Dans Vers une consommation heureuse, son nouveau livre, Elisabeth Laville dresse un état des lieux très documenté de cette dépendance pathologique à la consommation : une fois les besoins essentiels assouvis, aussi bien individuellement que collectivement, le bien-être décroit avec la consommation matérielle, et cette course folle épuise les ressources naturelles et dérègle le climat.

L’urgence d’adopter un comportement plus responsable se fait de plus en plus pressante, et Elisabeth Laville propose une alternative positive, capable de résoudre l’impasse individuelle et collective dans laquelle l’humanité se trouve aujourd’hui. Elle commencerait en remplaçant la quantité par la qualité, et en définissant une « nouvelle morale du bonheur » où le renforcement du lien prendrait le pas sur la possession de biens.

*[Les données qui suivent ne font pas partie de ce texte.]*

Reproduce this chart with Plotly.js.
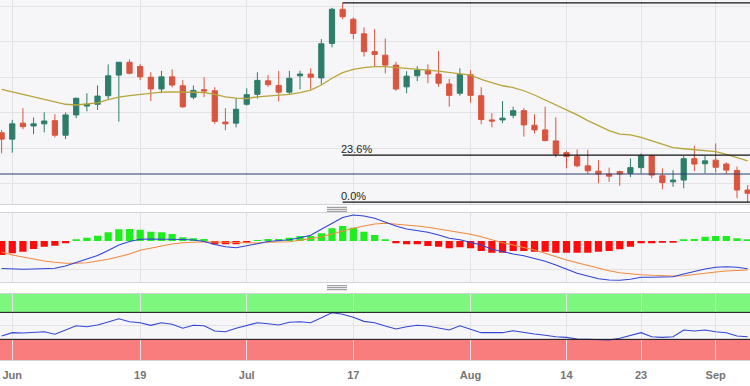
<!DOCTYPE html>
<html>
<head>
<meta charset="utf-8">
<script src="https://cdn.plot.ly/plotly-3.0.1.min.js"></script>
<style>html,body{margin:0;padding:0;background:#fff;}#chart{width:750px;height:386px;}</style>
</head>
<body>
<div id="chart"></div>
<script>
const dates = ['2023-05-31','2023-06-01','2023-06-02','2023-06-05','2023-06-06','2023-06-07','2023-06-08','2023-06-09','2023-06-12','2023-06-13','2023-06-14','2023-06-15','2023-06-16','2023-06-19','2023-06-20','2023-06-21','2023-06-22','2023-06-23','2023-06-26','2023-06-27','2023-06-28','2023-06-29','2023-06-30','2023-07-03','2023-07-04','2023-07-05','2023-07-06','2023-07-07','2023-07-10','2023-07-11','2023-07-12','2023-07-13','2023-07-14','2023-07-17','2023-07-18','2023-07-19','2023-07-20','2023-07-21','2023-07-24','2023-07-25','2023-07-26','2023-07-27','2023-07-28','2023-07-31','2023-08-01','2023-08-02','2023-08-03','2023-08-04','2023-08-07','2023-08-08','2023-08-09','2023-08-10','2023-08-11','2023-08-14','2023-08-15','2023-08-16','2023-08-17','2023-08-18','2023-08-21','2023-08-22','2023-08-23','2023-08-24','2023-08-25','2023-08-28','2023-08-29','2023-08-30','2023-08-31','2023-09-01','2023-09-04','2023-09-05','2023-09-06'];

const openP = [1.2744,1.2726,1.2771,1.2763,1.2769,1.2778,1.2737,1.2794,1.2819,1.2824,1.2848,1.2906,1.2942,1.2930,1.2900,1.2867,1.2901,1.2876,1.2844,1.2865,1.2862,1.2774,1.2771,1.2824,1.2852,1.2890,1.2877,1.2858,1.2904,1.2909,1.2898,1.2995,1.3091,1.3063,1.3022,1.2972,1.2962,1.2934,1.2873,1.2904,1.2920,1.2909,1.2881,1.2855,1.2907,1.2848,1.2780,1.2780,1.2793,1.2806,1.2765,1.2752,1.2721,1.2688,1.2677,1.2651,1.2636,1.2628,1.2635,1.2630,1.2646,1.2679,1.2623,1.2606,1.2611,1.2671,1.2657,1.2667,1.2656,1.2638,1.2583];
const highP = [1.2752,1.2780,1.2813,1.2787,1.2801,1.2796,1.2801,1.2842,1.2855,1.2877,1.2936,1.2943,1.2950,1.2937,1.2914,1.2918,1.2922,1.2892,1.2877,1.2900,1.2872,1.2813,1.2842,1.2869,1.2914,1.2906,1.2918,1.2918,1.2918,1.2925,1.3007,1.3095,1.3109,1.3068,1.3040,1.3035,1.3009,1.2943,1.2917,1.2931,1.2936,1.2974,1.2895,1.2925,1.2920,1.2872,1.2799,1.2833,1.2817,1.2813,1.2796,1.2817,1.2787,1.2693,1.2697,1.2696,1.2667,1.2646,1.2637,1.2672,1.2686,1.2681,1.2644,1.2639,1.2679,1.2707,1.2679,1.2714,1.2661,1.2649,1.2597];
const lowP = [1.2686,1.2688,1.2754,1.2740,1.2745,1.2731,1.2726,1.2785,1.2804,1.2808,1.2836,1.2775,1.2908,1.2892,1.2833,1.2855,1.2872,1.2814,1.2838,1.2844,1.2769,1.2751,1.2759,1.2820,1.2840,1.2873,1.2832,1.2852,1.2866,1.2866,1.2880,1.2984,1.3063,1.3007,1.2958,1.2930,1.2911,1.2862,1.2855,1.2889,1.2883,1.2873,1.2817,1.2848,1.2828,1.2768,1.2759,1.2771,1.2785,1.2733,1.2742,1.2720,1.2675,1.2644,1.2647,1.2628,1.2602,1.2606,1.2595,1.2619,1.2630,1.2616,1.2585,1.2592,1.2588,1.2636,1.2630,1.2632,1.2629,1.2560,1.2549];
const closeP = [1.2726,1.2769,1.2761,1.2769,1.2777,1.2737,1.2794,1.2841,1.2824,1.2847,1.2904,1.2942,1.2911,1.2901,1.2867,1.2901,1.2878,1.2817,1.2863,1.2861,1.2776,1.2769,1.2810,1.2851,1.2891,1.2879,1.2858,1.2897,1.2909,1.2900,1.2994,1.3091,1.3070,1.3023,1.2972,1.2964,1.2934,1.2867,1.2903,1.2920,1.2909,1.2883,1.2849,1.2908,1.2849,1.2781,1.2777,1.2785,1.2806,1.2766,1.2752,1.2722,1.2684,1.2677,1.2651,1.2637,1.2628,1.2622,1.2628,1.2646,1.2679,1.2625,1.2604,1.2611,1.2671,1.2656,1.2665,1.2647,1.2639,1.2583,1.2574];
const ma20 = [1.2866,1.2859,1.2852,1.2845,1.2839,1.2830,1.2824,1.2822,1.2824,1.2828,1.2837,1.2844,1.2848,1.2852,1.2855,1.2858,1.2859,1.2859,1.2858,1.2857,1.2852,1.2845,1.2841,1.2840,1.2845,1.2847,1.2849,1.2852,1.2857,1.2864,1.2878,1.2897,1.2913,1.2922,1.2927,1.2930,1.2930,1.2928,1.2925,1.2923,1.2920,1.2917,1.2914,1.2911,1.2906,1.2894,1.2885,1.2876,1.2871,1.2862,1.2850,1.2836,1.2822,1.2810,1.2794,1.2778,1.2763,1.2750,1.2740,1.2738,1.2731,1.2722,1.2712,1.2702,1.2699,1.2696,1.2694,1.2691,1.2683,1.2675,1.2665];

const macdLine = [-0.00275,-0.0028,-0.00282,-0.0028,-0.00277,-0.00273,-0.0025,-0.00215,-0.00185,-0.00145,-0.00095,-0.0004,-0.00005,0.00017,0.0002,0.0002,0.0002,0.00015,0.0001,-0.00005,-0.00035,-0.00058,-0.00067,-0.0005,-0.00028,-0.00005,0.00003,0.00012,0.00032,0.00058,0.00117,0.00177,0.00235,0.0026,0.0025,0.00227,0.00187,0.0015,0.0012,0.00103,0.00087,0.0006,0.00027,0.00013,-0.0001,-0.0004,-0.00083,-0.0011,-0.0013,-0.00147,-0.00173,-0.00203,-0.0024,-0.00283,-0.00323,-0.0035,-0.00377,-0.0039,-0.00393,-0.00383,-0.00363,-0.00363,-0.00363,-0.00357,-0.0033,-0.00303,-0.0028,-0.00263,-0.00257,-0.00263,-0.00277];
const signalLine = [-0.0011,-0.0014,-0.0016,-0.00183,-0.002,-0.00213,-0.00223,-0.00223,-0.00217,-0.002,-0.00183,-0.00157,-0.0013,-0.00093,-0.0007,-0.00047,-0.0003,-0.00017,-0.0001,-0.00007,-0.0001,-0.00013,-0.00017,-0.00023,-0.0002,-0.00013,-0.0001,-0.00007,0.00007,0.0002,0.0004,0.0007,0.001,0.00127,0.0015,0.0017,0.00177,0.0017,0.0016,0.0015,0.00137,0.0012,0.00103,0.00087,0.00067,0.00043,0.0001,-0.00017,-0.0004,-0.00063,-0.0009,-0.00123,-0.00157,-0.0019,-0.00217,-0.00243,-0.00273,-0.00297,-0.00317,-0.0033,-0.00337,-0.00343,-0.00347,-0.0035,-0.00347,-0.00333,-0.00323,-0.0031,-0.003,-0.00293,-0.0029];
const macdHist = [-0.0014,-0.00123,-0.00107,-0.0008,-0.00057,-0.00047,-0.00023,0.00017,0.00033,0.00053,0.00087,0.00117,0.0012,0.00113,0.00093,0.00087,0.0007,0.00037,0.00027,0.0002,-0.00033,-0.00033,-0.00033,-0.00017,0.0001,0.0002,0.0002,0.00033,0.0005,0.0005,0.00077,0.00127,0.0015,0.00133,0.00093,0.0006,0.00017,-0.00023,-0.00033,-0.00033,-0.0005,-0.00057,-0.00073,-0.00063,-0.00073,-0.001,-0.00117,-0.00117,-0.001,-0.001,-0.00107,-0.00107,-0.00117,-0.00117,-0.00117,-0.00117,-0.00107,-0.001,-0.00083,-0.00057,-0.00023,-0.00023,-0.00017,-0.00017,0.00017,0.0002,0.00043,0.0005,0.0005,0.00027,0.00017];
const rsi14 = [35.0,39.9,39.4,39.9,41.3,37.5,43.9,50.2,48.7,51.3,55.7,60.6,56.1,54.7,50.8,54.7,52.3,46.4,50.8,50.2,42.4,41.3,46.4,50.8,54.7,53.2,51.3,55.3,56.1,54.7,62.1,69.5,67.1,62.7,56.7,54.7,49.8,45.3,48.7,50.8,49.8,47.3,43.9,50.2,44.9,39.9,39.9,39.9,42.8,39.9,37.9,36.0,33.9,33.0,30.5,30.1,29.0,29.0,31.6,35.4,39.9,33.9,33.0,33.9,43.9,42.4,43.9,41.3,39.9,35.0,33.9];

const supportLevel = 1.2628;
const tickDates = ['2023-06-01','2023-06-19','2023-07-03','2023-07-17','2023-08-01','2023-08-14','2023-08-23','2023-09-01'];
const tickLabels = ['Jun','19','Jul','17','Aug','14','23','Sep'];

const swingHigh = Math.max(...highP);
const swingLow = Math.min(...lowP);
const peakIdx = highP.indexOf(swingHigh);
const fib236 = swingLow + 0.236 * (swingHigh - swingLow);

const UP = '#2e7d6b', DOWN = '#d9553f';
const traces = [
  {type:'candlestick', x:dates, open:openP, high:highP, low:lowP, close:closeP, xaxis:'x', yaxis:'y',
   increasing:{line:{color:UP,width:1}, fillcolor:UP}, decreasing:{line:{color:DOWN,width:1}, fillcolor:DOWN},
   whiskerwidth:0, hoverinfo:'skip'},
  {type:'scatter', mode:'lines', x:dates, y:ma20, xaxis:'x', yaxis:'y', line:{color:'#b7a53c', width:1.3}, hoverinfo:'skip'},
  {type:'bar', x:dates, y:macdHist, xaxis:'x', yaxis:'y2', width:0.68,
   marker:{color:macdHist.map(v => v >= 0 ? '#1cef1c' : '#ff0b0b'), line:{width:0}}, hoverinfo:'skip'},
  {type:'scatter', mode:'lines', x:dates, y:signalLine, xaxis:'x', yaxis:'y2', line:{color:'#f08a3e', width:1.1}, hoverinfo:'skip'},
  {type:'scatter', mode:'lines', x:dates, y:macdLine, xaxis:'x', yaxis:'y2', line:{color:'#2f45d4', width:1.1}, hoverinfo:'skip'},
  {type:'scatter', mode:'lines', x:dates, y:rsi14, xaxis:'x', yaxis:'y3', line:{color:'#3447d2', width:1.1}, hoverinfo:'skip'}
];

const GRID = '#e3e3e7', BORDER = '#d3d3d8';
const handle = (yc) => [-2, 0, 2].map(d => ({type:'line', xref:'paper', yref:'paper',
  x0:327/750, x1:347/750, y0:(360-(yc+d))/360, y1:(360-(yc+d))/360, line:{color:'#8a8a8a', width:1}}));

const shapes = [
  {type:'rect', xref:'paper', yref:'y3', x0:0, x1:1, y0:70, y1:100, fillcolor:'#7ef77e', line:{width:0}, layer:'below'},
  {type:'rect', xref:'paper', yref:'y3', x0:0, x1:1, y0:-5, y1:30, fillcolor:'#f97d7d', line:{width:0}, layer:'below'},
  {type:'line', xref:'paper', yref:'y3', x0:0, x1:1, y0:70, y1:70, line:{color:'#111', width:1}},
  {type:'line', xref:'paper', yref:'y3', x0:0, x1:1, y0:30, y1:30, line:{color:'#111', width:1}},
  {type:'line', xref:'paper', yref:'y', x0:0, x1:1, y0:supportLevel, y1:supportLevel, line:{color:'#2c3d6c', width:1.2}},
  {type:'line', xref:'x', yref:'y', x0:peakIdx, x1:75, y0:swingHigh, y1:swingHigh, line:{color:'#111', width:1.3}},
  {type:'line', xref:'x', yref:'y', x0:peakIdx, x1:75, y0:fib236, y1:fib236, line:{color:'#111', width:1.3}},
  {type:'line', xref:'x', yref:'y', x0:peakIdx, x1:75, y0:swingLow, y1:swingLow, line:{color:'#111', width:1.3}},
  ...handle(209.3), ...handle(287.7)
];

const annotations = [
  {xref:'x', yref:'y', x:peakIdx, y:fib236, text:'23.6%', showarrow:false, xanchor:'left', yanchor:'bottom', xshift:-4, yshift:-2,
   font:{family:'Liberation Sans, Arial, sans-serif', size:11, color:'#222'}},
  {xref:'x', yref:'y', x:peakIdx, y:swingLow, text:'0.0%', showarrow:false, xanchor:'left', yanchor:'bottom', xshift:-4, yshift:-2,
   font:{family:'Liberation Sans, Arial, sans-serif', size:11, color:'#222'}}
];

const layout = {
  width:750, height:386, margin:{l:0, r:0, t:0, b:26},
  paper_bgcolor:'#ffffff', plot_bgcolor:'#f6f6f8',
  showlegend:false, hovermode:false, bargap:0.3,
  xaxis:{type:'category', range:[-0.15, 70.22], anchor:'y3',
    tickvals:tickDates, ticktext:tickLabels, showgrid:true, gridcolor:GRID,
    showline:true, linecolor:BORDER, mirror:'all', ticks:'outside', ticklen:5, tickcolor:'rgba(0,0,0,0)',
    tickfont:{family:'Liberation Sans, Arial, sans-serif', size:11, color:'#747474', weight:'bold'},
    rangeslider:{visible:false}, fixedrange:true},
  yaxis:{domain:[0.4325, 1], range:[1.25429, 1.3117], tick0:1.26, dtick:0.01, showticklabels:false,
    gridcolor:GRID, zeroline:false, showline:false, fixedrange:true},
  yaxis2:{domain:[0.2175, 0.4083], range:[-0.00407, 0.0028], tickvals:[-0.0028, 0.0028], showticklabels:false,
    gridcolor:GRID, zeroline:false, showline:false, fixedrange:true},
  yaxis3:{domain:[0, 0.1833], range:[-0.6, 97.2], tickvals:[50], showticklabels:false,
    gridcolor:GRID, zeroline:false, showline:false, fixedrange:true},
  shapes:shapes, annotations:annotations
};

Plotly.newPlot('chart', traces, layout, {staticPlot:true, displayModeBar:false});
</script>
</body>
</html>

Après avoir analysé dans le détail ce déni collectif, Elisabeth Laville propose « de voir le verre à moitié plein, et non à moitié vide », convaincue que « ce n’est pas en promettant des restrictions qu’on encourage les individus à changer », car le catastrophisme est plutôt démobilisateur. La fondatrice du cabinet Utopies explore cinq marchés emblématiques en pleine évolution : la mode, les médicaments, l’électronique grand public, l’alimentation et la viande, identifiant les voies d’avenir possibles.

Elle propose d’agir à trois niveaux : en privilégiant une consommation de biens et de services plus respectueuse des hommes et de la planète ; en redéfinissant les finalités de la consommation et en intégrant la question des générations futures ; en favorisant l’émergence de nouveaux modes de vie qui équilibrent les échanges marchands et non marchands.

Elle observe enfin que les consommateurs sont prêts, comme en témoignent les succès du tri et du recyclage, de la consommation collective, de la location, de la revente d’occasion ou du partage… Mais pour accélérer ces mouvements, les pouvoirs publics doivent les accompagner, porter un projet de société qui fasse moins de place au matérialisme, et proposer une morale du bonheur pour les temps post-consuméristes. Quant aux entreprises, elle doivent prendre davantage au sérieux leur responsabilité sociétale, en comprenant l’intérêt de vendre un produit durable par exemple.

Le psychiatre Christophe André ne s’y trompe pas, qui juge ce dernier opus d’Elisabeth Laville « très bien documenté, plein d’énergie et d’optimisme, qui donne envie d’agir et nous aide à devenir des consommateurs plus avisés, des citoyens plus motivés, et des humains plus heureux ».

Vers une consommation heureuse, Elisabeth Laville, Allary Editions, 2014.